Mar 02, 2020
Ingevity authorizes $500 million in share repurchases
Company intends to purchase up to $250 million in shares over next 12 to 18 months
NORTH CHARLESTON, S.C., March 2, 2020 – Ingevity Corporation (NYSE:NGVT) today announced that its board of directors has approved an authorization for the repurchase of up to $500 million of Ingevity’s outstanding common stock. In addition, the company stated that it intends to purchase up to $250 million in shares over the next 12 to 18 months. The company’s 2017 and 2018 stock repurchase plans have been rescinded in favor of this new authorization.
“We are committed to utilizing our capital in the best interests of our shareholders. Given current market conditions, and our expectations for Ingevity, we believe prioritizing share repurchases is warranted,” said Rick Kelson, Ingevity’s chairman of the board, and interim president and CEO. “This authorization provides us with the necessary flexibility to be opportunistic throughout the year.”

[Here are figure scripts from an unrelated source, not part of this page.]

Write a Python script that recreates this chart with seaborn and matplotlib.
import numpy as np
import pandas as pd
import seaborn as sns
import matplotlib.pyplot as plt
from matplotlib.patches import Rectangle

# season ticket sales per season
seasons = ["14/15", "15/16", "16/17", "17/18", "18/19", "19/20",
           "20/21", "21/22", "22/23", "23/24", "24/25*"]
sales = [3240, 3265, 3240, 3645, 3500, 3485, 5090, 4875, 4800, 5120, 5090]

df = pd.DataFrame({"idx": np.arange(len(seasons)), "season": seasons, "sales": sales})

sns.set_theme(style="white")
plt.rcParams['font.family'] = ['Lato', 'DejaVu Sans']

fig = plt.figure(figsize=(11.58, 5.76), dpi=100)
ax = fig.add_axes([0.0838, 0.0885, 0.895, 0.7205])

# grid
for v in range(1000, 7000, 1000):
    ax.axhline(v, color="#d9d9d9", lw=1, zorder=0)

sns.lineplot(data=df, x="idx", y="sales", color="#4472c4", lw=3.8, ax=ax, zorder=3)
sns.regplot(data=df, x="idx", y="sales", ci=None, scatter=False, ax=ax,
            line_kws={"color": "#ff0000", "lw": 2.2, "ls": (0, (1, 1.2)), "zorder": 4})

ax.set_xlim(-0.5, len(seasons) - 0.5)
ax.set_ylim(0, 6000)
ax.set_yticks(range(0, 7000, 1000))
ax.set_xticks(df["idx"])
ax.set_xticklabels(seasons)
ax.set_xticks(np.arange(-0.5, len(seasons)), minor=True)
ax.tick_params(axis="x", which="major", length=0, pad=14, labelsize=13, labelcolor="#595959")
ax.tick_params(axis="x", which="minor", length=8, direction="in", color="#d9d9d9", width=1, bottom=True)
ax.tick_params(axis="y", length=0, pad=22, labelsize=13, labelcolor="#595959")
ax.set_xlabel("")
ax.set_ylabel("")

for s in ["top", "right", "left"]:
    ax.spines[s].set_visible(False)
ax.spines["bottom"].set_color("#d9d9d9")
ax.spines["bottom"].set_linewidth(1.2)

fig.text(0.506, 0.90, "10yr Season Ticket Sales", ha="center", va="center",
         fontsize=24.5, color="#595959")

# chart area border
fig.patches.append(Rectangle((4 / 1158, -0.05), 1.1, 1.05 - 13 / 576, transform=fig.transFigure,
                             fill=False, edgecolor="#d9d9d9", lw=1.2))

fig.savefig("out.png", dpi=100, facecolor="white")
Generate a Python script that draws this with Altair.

Share repurchases may be made from time to time in either open market or private transactions. The repurchase program does not require the company to acquire any specific number of shares, and the program may be suspended or discontinued at any time. The timing, volume and nature of share repurchases will be at the discretion of management, depending on market conditions, alternative options for the use of cash, applicable securities laws and other factors.

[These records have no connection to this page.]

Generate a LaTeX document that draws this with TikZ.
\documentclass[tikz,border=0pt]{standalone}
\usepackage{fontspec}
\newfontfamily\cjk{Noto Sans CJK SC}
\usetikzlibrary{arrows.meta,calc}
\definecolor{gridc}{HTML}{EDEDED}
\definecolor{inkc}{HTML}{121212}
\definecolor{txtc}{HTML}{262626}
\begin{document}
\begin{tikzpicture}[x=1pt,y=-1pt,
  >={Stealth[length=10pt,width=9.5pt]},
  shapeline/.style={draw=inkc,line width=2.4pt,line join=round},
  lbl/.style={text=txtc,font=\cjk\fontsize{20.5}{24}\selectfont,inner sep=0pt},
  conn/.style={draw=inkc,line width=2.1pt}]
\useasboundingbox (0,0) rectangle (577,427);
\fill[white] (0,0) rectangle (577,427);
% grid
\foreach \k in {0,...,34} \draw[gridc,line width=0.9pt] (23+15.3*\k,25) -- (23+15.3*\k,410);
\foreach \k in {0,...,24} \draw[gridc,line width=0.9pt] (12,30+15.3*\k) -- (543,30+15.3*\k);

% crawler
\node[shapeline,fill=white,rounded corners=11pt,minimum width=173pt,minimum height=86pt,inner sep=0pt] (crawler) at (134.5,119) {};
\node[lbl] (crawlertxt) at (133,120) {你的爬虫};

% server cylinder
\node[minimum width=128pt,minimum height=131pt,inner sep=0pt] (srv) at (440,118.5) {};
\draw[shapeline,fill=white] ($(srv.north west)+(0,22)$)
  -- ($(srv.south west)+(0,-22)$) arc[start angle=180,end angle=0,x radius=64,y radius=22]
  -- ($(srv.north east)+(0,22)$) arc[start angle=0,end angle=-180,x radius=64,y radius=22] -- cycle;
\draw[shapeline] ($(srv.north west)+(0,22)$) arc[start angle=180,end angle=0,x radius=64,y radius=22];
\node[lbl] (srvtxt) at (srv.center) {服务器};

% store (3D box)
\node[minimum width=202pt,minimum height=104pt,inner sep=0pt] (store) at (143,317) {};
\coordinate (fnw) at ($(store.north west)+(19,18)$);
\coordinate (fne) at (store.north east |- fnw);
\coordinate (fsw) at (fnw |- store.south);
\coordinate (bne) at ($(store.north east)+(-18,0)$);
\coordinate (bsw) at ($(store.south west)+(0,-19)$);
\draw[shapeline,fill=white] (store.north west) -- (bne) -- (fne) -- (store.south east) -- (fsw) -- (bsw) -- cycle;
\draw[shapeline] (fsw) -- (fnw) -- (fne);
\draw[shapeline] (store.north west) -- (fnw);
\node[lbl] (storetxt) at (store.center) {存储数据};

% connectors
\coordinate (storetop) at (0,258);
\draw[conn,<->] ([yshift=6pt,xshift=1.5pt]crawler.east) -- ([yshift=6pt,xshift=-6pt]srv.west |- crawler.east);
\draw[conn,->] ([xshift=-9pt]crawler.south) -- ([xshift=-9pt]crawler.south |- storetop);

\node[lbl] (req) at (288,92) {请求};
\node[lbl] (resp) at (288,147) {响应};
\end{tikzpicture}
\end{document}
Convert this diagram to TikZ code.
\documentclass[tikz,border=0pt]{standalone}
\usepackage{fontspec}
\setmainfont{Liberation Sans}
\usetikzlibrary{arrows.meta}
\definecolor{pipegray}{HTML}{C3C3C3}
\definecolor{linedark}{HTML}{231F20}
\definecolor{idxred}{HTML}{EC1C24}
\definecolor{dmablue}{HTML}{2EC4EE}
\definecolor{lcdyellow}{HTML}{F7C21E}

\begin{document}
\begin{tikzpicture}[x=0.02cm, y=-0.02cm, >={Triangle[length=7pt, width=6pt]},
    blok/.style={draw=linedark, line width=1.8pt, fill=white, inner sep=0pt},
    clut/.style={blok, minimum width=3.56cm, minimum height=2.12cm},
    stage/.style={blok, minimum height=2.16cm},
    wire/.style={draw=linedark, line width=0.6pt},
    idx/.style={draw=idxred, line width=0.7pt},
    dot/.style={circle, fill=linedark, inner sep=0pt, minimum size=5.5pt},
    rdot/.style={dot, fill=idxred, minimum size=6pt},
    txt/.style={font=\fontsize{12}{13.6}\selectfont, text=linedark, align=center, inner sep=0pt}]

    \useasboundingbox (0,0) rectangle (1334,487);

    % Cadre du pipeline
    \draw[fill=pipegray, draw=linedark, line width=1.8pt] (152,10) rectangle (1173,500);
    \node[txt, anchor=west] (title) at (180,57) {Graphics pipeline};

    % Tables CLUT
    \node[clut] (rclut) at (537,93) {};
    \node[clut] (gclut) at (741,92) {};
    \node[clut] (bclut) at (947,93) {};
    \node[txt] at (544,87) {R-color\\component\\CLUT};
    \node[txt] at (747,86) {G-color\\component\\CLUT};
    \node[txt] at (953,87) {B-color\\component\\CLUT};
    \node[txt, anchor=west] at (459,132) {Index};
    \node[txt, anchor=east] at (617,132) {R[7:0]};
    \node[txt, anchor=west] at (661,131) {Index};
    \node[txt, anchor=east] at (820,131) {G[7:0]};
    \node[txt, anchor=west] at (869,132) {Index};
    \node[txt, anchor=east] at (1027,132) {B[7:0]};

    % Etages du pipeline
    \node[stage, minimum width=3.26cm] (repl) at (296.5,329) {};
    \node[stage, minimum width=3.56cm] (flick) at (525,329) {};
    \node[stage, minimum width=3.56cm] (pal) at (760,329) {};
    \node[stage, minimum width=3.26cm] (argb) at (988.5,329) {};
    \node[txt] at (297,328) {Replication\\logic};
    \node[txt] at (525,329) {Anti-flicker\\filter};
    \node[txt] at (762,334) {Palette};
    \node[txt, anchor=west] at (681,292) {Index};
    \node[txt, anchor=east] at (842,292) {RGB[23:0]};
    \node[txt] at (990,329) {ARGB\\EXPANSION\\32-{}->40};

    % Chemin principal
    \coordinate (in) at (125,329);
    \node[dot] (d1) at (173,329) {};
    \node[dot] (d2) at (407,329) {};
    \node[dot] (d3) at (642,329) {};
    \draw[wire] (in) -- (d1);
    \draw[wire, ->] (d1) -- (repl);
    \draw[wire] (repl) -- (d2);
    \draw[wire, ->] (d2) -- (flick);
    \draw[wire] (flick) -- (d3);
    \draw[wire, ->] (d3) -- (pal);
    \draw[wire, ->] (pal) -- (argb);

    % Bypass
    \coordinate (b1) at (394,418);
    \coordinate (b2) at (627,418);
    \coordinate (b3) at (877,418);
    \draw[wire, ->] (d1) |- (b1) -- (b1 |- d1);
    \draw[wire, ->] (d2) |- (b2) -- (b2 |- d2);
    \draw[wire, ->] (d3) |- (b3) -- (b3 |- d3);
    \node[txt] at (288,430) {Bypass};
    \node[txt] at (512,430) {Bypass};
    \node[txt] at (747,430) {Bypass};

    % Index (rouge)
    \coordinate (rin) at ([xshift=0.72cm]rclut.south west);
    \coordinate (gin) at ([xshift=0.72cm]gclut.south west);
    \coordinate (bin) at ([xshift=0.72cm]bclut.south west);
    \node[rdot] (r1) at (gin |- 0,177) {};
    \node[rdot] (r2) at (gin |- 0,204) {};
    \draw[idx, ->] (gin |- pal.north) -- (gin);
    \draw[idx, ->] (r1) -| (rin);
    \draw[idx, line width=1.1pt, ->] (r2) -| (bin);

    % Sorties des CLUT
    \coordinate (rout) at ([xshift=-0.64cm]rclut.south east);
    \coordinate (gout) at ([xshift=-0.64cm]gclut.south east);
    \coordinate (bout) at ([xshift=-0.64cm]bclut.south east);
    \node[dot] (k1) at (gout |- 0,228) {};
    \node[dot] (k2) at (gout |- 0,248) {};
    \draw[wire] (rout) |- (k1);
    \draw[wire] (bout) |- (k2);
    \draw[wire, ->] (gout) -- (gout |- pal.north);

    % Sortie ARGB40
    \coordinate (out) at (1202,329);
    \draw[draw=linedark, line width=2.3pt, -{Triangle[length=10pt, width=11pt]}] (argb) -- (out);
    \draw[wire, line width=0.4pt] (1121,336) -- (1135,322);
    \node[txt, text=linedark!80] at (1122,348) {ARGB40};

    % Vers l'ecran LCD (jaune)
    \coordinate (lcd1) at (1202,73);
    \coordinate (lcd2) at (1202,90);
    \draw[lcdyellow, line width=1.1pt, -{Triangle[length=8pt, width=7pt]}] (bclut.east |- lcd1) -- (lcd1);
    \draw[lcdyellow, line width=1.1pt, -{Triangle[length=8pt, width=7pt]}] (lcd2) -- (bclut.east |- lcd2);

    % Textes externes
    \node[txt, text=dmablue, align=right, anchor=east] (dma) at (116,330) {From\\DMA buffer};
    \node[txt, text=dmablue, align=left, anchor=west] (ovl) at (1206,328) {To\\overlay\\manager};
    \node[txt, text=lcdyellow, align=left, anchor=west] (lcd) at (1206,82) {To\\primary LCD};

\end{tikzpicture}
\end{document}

Ingevity: Purify, Protect and Enhance
Ingevity provides specialty chemicals, high-performance carbon materials and engineered polymers that purify, protect and enhance the world around us. Through a team of talented and experienced people, Ingevity develops, manufactures, and brings to market products and processes that help customers solve complex problems. These products are used in a variety of demanding applications, including asphalt paving, oil exploration and production, agrochemicals, adhesives, lubricants, publication inks, coatings, elastomers, bioplastics and automotive components that reduce gasoline vapor emissions. Headquartered in North Charleston, South Carolina, Ingevity operates from 25 locations around the world and employs approximately 1,850 people. The company is traded on the New York Stock Exchange (NYSE: NGVT). For more information visit www.ingevity.com.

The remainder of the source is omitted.